The streets around our hotel were full of black vinyl and leopard print clad creatures prowling for business. Rows of windowed concrete cubicles, like lobster tanks in fancy seafood restaurants, displayed dish de jours dowsed in purple light. Hordes of oriental and western men clung to bottles of beer as they filled the red plastic seats of the street restaurants. There was a sense of watching. The men watching the produce, the produce watching their prey and bystanders gawping at the entire scene. Despite all this, I wasn’t worried about our hotel. It was one of a few in the area that didn’t charge hourly rates so I figured it might be ok. Plus, it was cheap for Singapore. It turned out to be perfectly nice and spotlessly clean. I wasn’t too keen on the plastic cover over the mattress that made the bed slippy but given the area and possible previous bed guests, I wasn’t about to complain.
Central Singapore is a peculiar place. There are rules for everything, and I mean everything; from the prohibition of chewing gum to proximity rules for smoking. And just in case you still attempted to think for yourself, there are video screens in the subway stations accompanied by painted areas on the concrete, to instruct you as to the proper way to wait for and then board a train. In the UK I am quite used to hearing the stuck record ‘it’s a nanny state’ rant from people but Singapore makes the UK look wild and lawless. The result is a city that is clean and efficient. However, this is at the sacrifice of any overt atmosphere or personality. Singapore is a pretty machine rather than the heaving, breathing beast that is Hong Kong or the vibrant termite mound that is London.

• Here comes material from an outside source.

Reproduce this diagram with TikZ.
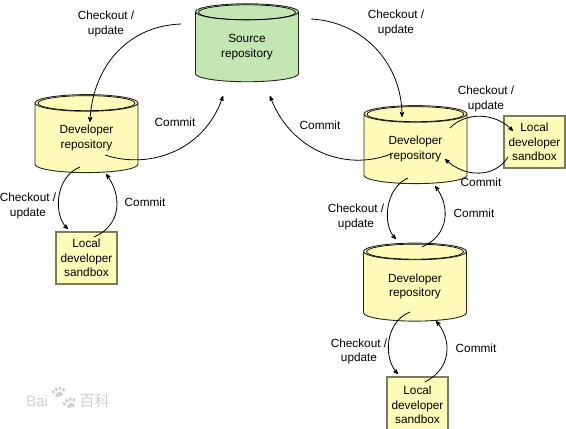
\documentclass[tikz,border=0pt]{standalone}
\usepackage{fontspec}
\setmainfont{Liberation Sans}
\newfontfamily\cjk{Noto Sans CJK SC}
\newfontfamily\paw{Noto Emoji}
\usepackage{xcolor}
\usetikzlibrary{shapes.geometric,arrows,calc}
\definecolor{repoyellow}{HTML}{FFFBB8}
\definecolor{repogreen}{HTML}{C4E6B2}
\definecolor{boxline}{HTML}{7C7C5C}
\tikzset{
	repo/.style={cylinder,shape border rotate=90,aspect=0.31,draw=black!85,line width=0.9pt,
		minimum width=103,minimum height=78,inner sep=0pt,cylinder uses custom fill,
		cylinder body fill=#1,cylinder end fill=#1,align=center,font=\lab},
	sandbox/.style={rectangle,draw=boxline,line width=1.2pt,fill=repoyellow,
		minimum width=61,minimum height=52,inner sep=0pt,align=center,font=\lab},
	lab/.style={align=center,font=\lab,inner sep=0pt}
}
\newcommand{\lab}{\fontsize{11.8}{14.5}\selectfont}
\begin{document}
\begin{tikzpicture}[x=1pt,y=-1pt,->,>=stealth',line width=0.8pt]
		\useasboundingbox (0,0) rectangle (566,429);
		% repositories
		\node[repo=repogreen] (src) at (247,47) {Source\\repository};
		\node[repo=repoyellow] (dev1) at (86.5,138) {Developer\\repository};
		\node[repo=repoyellow] (dev2) at (415.5,149) {Developer\\repository};
		\node[repo=repoyellow] (dev3) at (415,286.5) {Developer\\repository};
		\foreach \name in {src,dev1,dev2,dev3}
			\draw[-,line width=0.7pt] ($(\name.north)+(0,9)$) ellipse (48.5 and 7.5);
		% sandboxes
		\node[sandbox] (box1) at (86.5,258) {Local\\developer\\sandbox};
		\node[sandbox] (box2) at (534.5,142) {Local\\developer\\sandbox};
		\node[sandbox,minimum height=56] (box3) at (417.5,405) {Local\\developer\\sandbox};
		% ends of the arrows
		\coordinate (srcL) at (181,24);
		\coordinate (srcR) at (311,19);
		\coordinate (srcIn1) at (223,96);
		\coordinate (srcIn2) at (270,96);
		\coordinate (dev1In) at (90,122);
		\coordinate (dev1Out) at (105,155);
		\coordinate (dev1Dn) at (80,167);
		\coordinate (dev1Up) at (106,174);
		\coordinate (box1In) at (68,229);
		\coordinate (box1Out) at (94,237);
		\coordinate (dev2In) at (402,117);
		\coordinate (dev2Out) at (391,154);
		\coordinate (dev2Rt) at (450,128);
		\coordinate (dev2Back) at (445,159);
		\coordinate (box2In) at (513,131);
		\coordinate (box2Out) at (508,157);
		\coordinate (dev2Dn) at (408,178);
		\coordinate (dev2Up) at (435,186);
		\coordinate (dev3In) at (396,239);
		\coordinate (dev3Out) at (422,247);
		\coordinate (dev3Dn) at (410,312);
		\coordinate (dev3Up) at (436,321);
		\coordinate (box3In) at (398,374);
		\coordinate (box3Out) at (425,382);
		% arrows
		\draw (srcL) .. controls (125,26) and (92,70) .. (dev1In);
		\draw (dev1Out) .. controls (150,170) and (205,150) .. (srcIn1);
		\draw (srcR) .. controls (365,22) and (402,65) .. (dev2In);
		\draw (dev2Out) .. controls (345,172) and (290,150) .. (srcIn2);
		\draw (dev2Rt) .. controls (465,112) and (495,112) .. (box2In);
		\draw (box2Out) .. controls (495,178) and (465,178) .. (dev2Back);
		\draw (dev1Dn) .. controls (55,177) and (53,215) .. (box1In);
		\draw (box1Out) .. controls (122,225) and (122,195) .. (dev1Up);
		\draw (dev2Dn) .. controls (385,188) and (382,225) .. (dev3In);
		\draw (dev3Out) .. controls (450,235) and (450,205) .. (dev2Up);
		\draw (dev3Dn) .. controls (385,322) and (383,358) .. (box3In);
		\draw (box3Out) .. controls (452,368) and (452,340) .. (dev3Up);
		% labels
		\node[lab] (co1) at (106,24) {Checkout /\\update};
		\node[lab] (co2) at (396,23) {Checkout /\\update};
		\node[lab] (co3) at (486,99) {Checkout /\\update};
		\node[lab] (co4) at (28,206) {Checkout /\\update};
		\node[lab] (co5) at (356,217) {Checkout /\\update};
		\node[lab] (co6) at (359,351.5) {Checkout /\\update};
		\node[lab] (cm1) at (175,122) {Commit};
		\node[lab] (cm2) at (320,125) {Commit};
		\node[lab] (cm3) at (481,182) {Commit};
		\node[lab] (cm4) at (145,202) {Commit};
		\node[lab] (cm5) at (474,213) {Commit};
		\node[lab] (cm6) at (476,348) {Commit};
		% watermark
		\node[inner sep=0pt,text=black!18,font=\fontsize{15}{15}\selectfont] (mark) at (68,398)
			{Bai{\paw\fontsize{25}{25}\selectfont 🐾}{\cjk 百科}};
\end{tikzpicture}
\end{document}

None-the-less we found our little slice of enigmatic enthusiasm in our friend, Owen. We were lucky enough that our arrival coincided with his Asia tour as the Gruffalo in the stage show. Together we toured the streets, wandered through China Town, devoured a vast supper in Little India, referenced and quoted entertainment media ad infinitum and hubbly bubblied.
On the third day at some ungodly hour we sleepily departed Singapore, glad to have seen it yet eager to move on…to ‘Nam!